Mais il est également possible de voir dans ces déclarations, autre chose qu'un sentiment de supériorité démesuré. Peeters continue de développer les réflexions d'Isidore Louis en introduisant le concept de Passage (entre notre monde et celui des Cités Obscures), des passerelles. Il semble prendre à son compte que le don de créer, correspond à une capacité de l'artiste d'accéder à une dimension de l'imaginaire, à se connecter à une source infinie d'inspiration qui effectivement ne peut être l'œuvre d'un ou mêmes plusieurs individus.

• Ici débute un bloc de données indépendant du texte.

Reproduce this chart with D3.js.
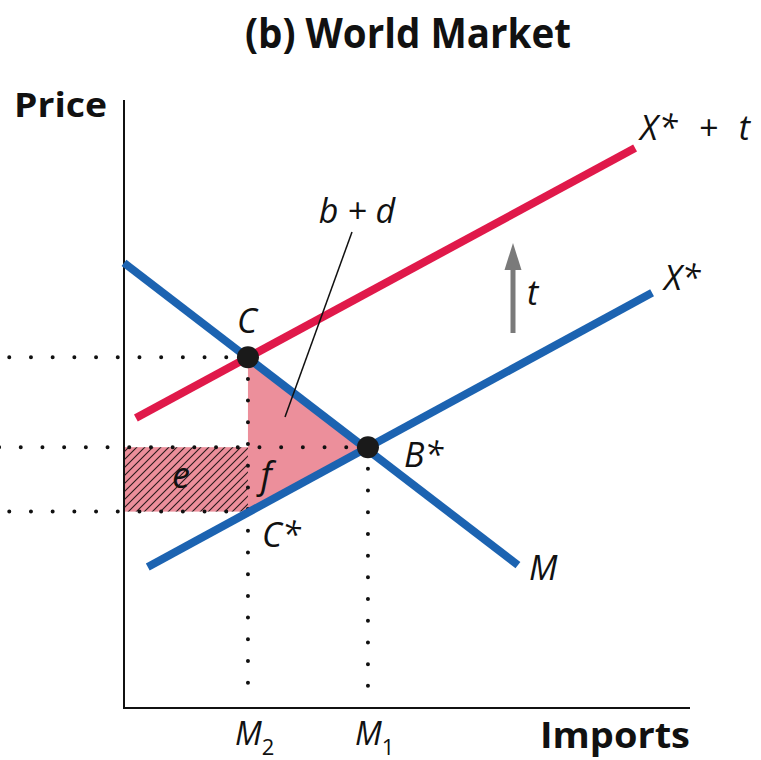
<!DOCTYPE html>
<html>
<head>
<meta charset="utf-8">
<script src="https://cdn.jsdelivr.net/npm/d3@7"></script>
<style>
  html, body { margin: 0; padding: 0; background: #fff; }
  svg { display: block; }
  .lab { font-family: "Open Sans", "DejaVu Sans", sans-serif; font-style: italic; fill: #111; }
  .bold { font-family: "Open Sans", "DejaVu Sans", sans-serif; font-weight: 700; fill: #111; }
</style>
</head>
<body>
<svg id="chart" width="761" height="760"></svg>
<script>
// ---- data (abstract units: quantity of imports 0..100, price 0..100) ----
const importDemandM = [[0, 73.2], [69.6, 23.5]];          // M
const exportSupplyX = [[4.2, 23.2], [93.3, 68.3]];        // X*
const exportSupplyXt = [[2.1, 47.7], [90.3, 92.1]];       // X* + t
const quantities = { M2: 21.9, M1: 43.1 };
const prices = { tariff: 57.7, world: 42.9, exporter: 32.3 };
const tickLabels = ["M2", "M1"];
const curveLabels = ["M", "X*", "X*  +  t"];
const areaLabels = ["b + d", "e", "f"];

const svg = d3.select("#chart");
const x = d3.scaleLinear().domain([0, 100]).range([124, 690]);
const y = d3.scaleLinear().domain([0, 100]).range([708, 100]);

const blue = "#1c63b1", red = "#e0194a", pink = "#ec8f9b";

// hatch pattern
const defs = svg.append("defs");
const pat = defs.append("pattern").attr("id", "hatch")
  .attr("patternUnits", "userSpaceOnUse").attr("width", 8).attr("height", 8);
pat.append("rect").attr("width", 8).attr("height", 8).attr("fill", pink);
pat.append("path").attr("d", "M0,8 L8,0 M-2,2 L2,-2 M6,10 L10,6")
  .attr("stroke", "#2a1a1a").attr("stroke-width", 1.1);

// title
svg.append("text").attr("class", "bold").attr("x", 408).attr("y", 48)
  .attr("text-anchor", "middle").attr("font-size", 42)
  .attr("textLength", 326).attr("lengthAdjust", "spacingAndGlyphs")
  .text("(b) World Market");

// pink triangle (b + d + f)
const tri = [[quantities.M2, prices.tariff], [quantities.M1, prices.world], [quantities.M2, prices.exporter]];
svg.append("path")
  .attr("d", d3.line().x(d => x(d[0])).y(d => y(d[1]))(tri) + "Z")
  .attr("fill", pink);

// hatched rectangle e
svg.append("rect")
  .attr("x", x(0)).attr("y", y(prices.world))
  .attr("width", x(quantities.M2) - x(0))
  .attr("height", y(prices.exporter) - y(prices.world))
  .attr("fill", "url(#hatch)");

// axes
svg.append("line").attr("x1", x(0)).attr("x2", x(0)).attr("y1", y(100)).attr("y2", y(0))
  .attr("stroke", "#111").attr("stroke-width", 2);
svg.append("line").attr("x1", x(0) - 1).attr("x2", x(100)).attr("y1", y(0)).attr("y2", y(0))
  .attr("stroke", "#111").attr("stroke-width", 2);

// dotted guides
const dotted = (x1, y1, x2, y2) => svg.append("line")
  .attr("x1", x1).attr("y1", y1).attr("x2", x2).attr("y2", y2)
  .attr("stroke", "#111").attr("stroke-width", 4)
  .attr("stroke-linecap", "round").attr("stroke-dasharray", "0 21.7");
dotted(x(quantities.M2), y(prices.tariff), x(-22.5), y(prices.tariff));
dotted(x(quantities.M1), y(prices.world), x(-22.5), y(prices.world));
dotted(x(quantities.M2), y(prices.exporter), x(-22.5), y(prices.exporter));
dotted(x(quantities.M2), y(prices.tariff), x(quantities.M2), y(0) - 10);
dotted(x(quantities.M1), y(prices.world), x(quantities.M1), y(0) - 10);

// curves
const line = d3.line().x(d => x(d[0])).y(d => y(d[1]));
svg.append("path").attr("d", line(exportSupplyXt)).attr("stroke", red).attr("stroke-width", 8).attr("fill", "none");
svg.append("path").attr("d", line(exportSupplyX)).attr("stroke", blue).attr("stroke-width", 8).attr("fill", "none");
svg.append("path").attr("d", line(importDemandM)).attr("stroke", blue).attr("stroke-width", 8).attr("fill", "none");

// equilibrium points
svg.append("circle").attr("cx", x(quantities.M2)).attr("cy", y(prices.tariff)).attr("r", 11).attr("fill", "#1a1a1a");
svg.append("circle").attr("cx", x(quantities.M1)).attr("cy", y(prices.world)).attr("r", 11).attr("fill", "#1a1a1a");

// leader line for b + d
svg.append("line").attr("x1", 352).attr("y1", 232).attr("x2", 285).attr("y2", 417)
  .attr("stroke", "#111").attr("stroke-width", 1.5);

// tariff arrow
svg.append("line").attr("x1", 513).attr("y1", 333).attr("x2", 513).attr("y2", 262)
  .attr("stroke", "#7a7a7a").attr("stroke-width", 5);
svg.append("path").attr("d", "M513,243 L504.5,270 L521.5,270 Z").attr("fill", "#7a7a7a");

// labels
const lab = (tx, ty, s, size, anchor) => svg.append("text").attr("class", "lab")
  .attr("x", tx).attr("y", ty).attr("font-size", size || 32)
  .attr("text-anchor", anchor || "start").style("white-space", "pre").text(s);

svg.append("text").attr("class", "bold").attr("x", 14).attr("y", 117).attr("font-size", 34)
  .attr("textLength", 93).attr("lengthAdjust", "spacingAndGlyphs").text("Price");
svg.append("text").attr("class", "bold").attr("x", 690).attr("y", 748).attr("font-size", 36)
  .attr("text-anchor", "end").attr("textLength", 150).attr("lengthAdjust", "spacingAndGlyphs").text("Imports");

lab(247, 333, "C", 34, "middle");
lab(404, 467, "B*", 34);
lab(262, 547, "C*", 34);
lab(529, 580, curveLabels[0], 34);
lab(664, 290, curveLabels[1], 34);
lab(640, 140, curveLabels[2], 34).attr("textLength", 110).attr("lengthAdjust", "spacing");
lab(527, 305, "t", 34);
lab(357, 223, areaLabels[0], 34, "middle");
lab(181, 488, areaLabels[1], 36, "middle");
lab(266, 488, areaLabels[2], 36, "middle");

// axis quantity labels with subscripts
[[quantities.M2, tickLabels[0]], [quantities.M1, tickLabels[1]]].forEach(([q, s]) => {
  const t = svg.append("text").attr("class", "lab").attr("x", x(q) - 13).attr("y", 745)
    .attr("font-size", 32);
  t.append("tspan").text(s[0]);
  t.append("tspan").attr("dy", 10).attr("font-size", 22).attr("font-style", "normal").text(s.slice(1));
});
</script>
</body>
</html>
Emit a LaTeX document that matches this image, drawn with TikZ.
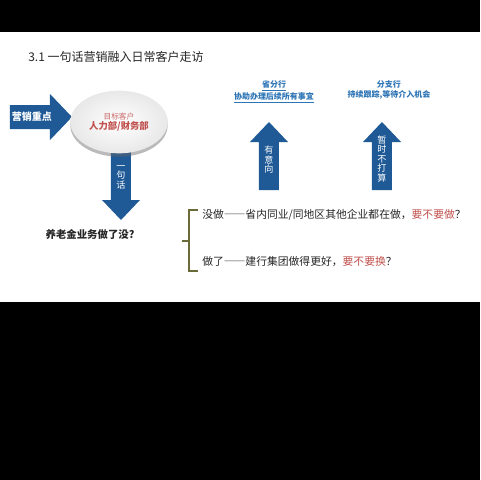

Loin d'être un simple supplément destiné à faire fructifier la marque "Cités Obscures", "L'archiviste" se révèle une œuvre complexe, savamment construite, développant le point de vue de Peeters et Schuiten sur l'acte de création, tout en servant également de déclaration d'intention quant aux ambitions de la série. Peeters n'hésite pas à faire remarquer que les différents documents relatifs aux cités obscures proviennent de sources hétérogènes, racontant des événements parfois incompatibles et contradictoires). Il s'agit d'un avertissement à destination des lecteurs, de ne pas prendre chaque déclaration comme argent comptant, et de ne pas vouloir à tout prix rechercher une cohérence entre les différents tomes, dans l'espoir fallacieux d'y découvrir une vérité ésotérique.